# New Trapper in the Grand Forks area



## lonewolfmcq (Jan 24, 2012)

Hi there. I going to try out trapping for the first time this season and was wondering if I could pick everyone's brain for some info and opinions. First a little backstory on me so you guys get to know me some. I am orginially from Wisconsin and spent a lot of the time in the outdoors there. I've been here for school for the last few years. The outdoors here is a little bit different and I'm still getting used to it and learning. Anyway I'm looking to get into trapping for the first time this season as a hobby and was wondering if anyone had any advice on where to go in the Grand Forks area (not to far away from there I'm a poor college student) for trapping. Any specific places you would recommend?

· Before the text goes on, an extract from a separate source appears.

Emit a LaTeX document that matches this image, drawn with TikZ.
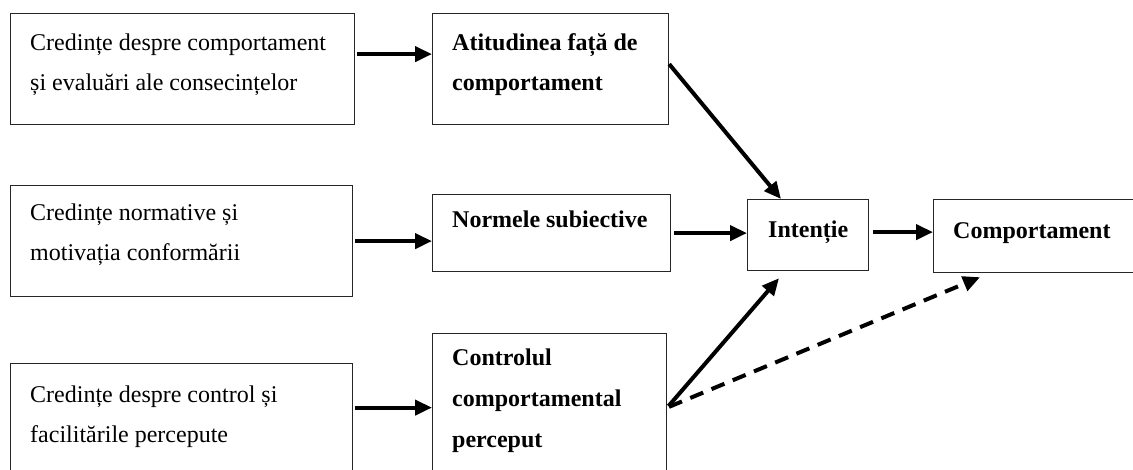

Especially public land and PLOTS land as I don't want to trespass of course. I took trapper's education this summer in Wisconsin (a 2 day course 8 hours each day) and so far own some Duke Dog Proof traps, a few #110 Conibears and a Muskrat Colony trap. So I'm going to start out looking for **** and muskrats. I have read the rules and regulations. I am just looking for some advice on where to start out in the area to get my feet wet and start learning. If anyone has any advice on that or anything else feel free to let me know. Thanks!


----------



## ksfowler166 (Oct 2, 2011)

I would try this forum. http://www.trapperman.com/forum/ubbthre ... um_summary


----------



## SpittinCarnage (Mar 21, 2013)

The Red River bottom is the best place in the area. Easy to access with plenty of **** an rats to be had.


----------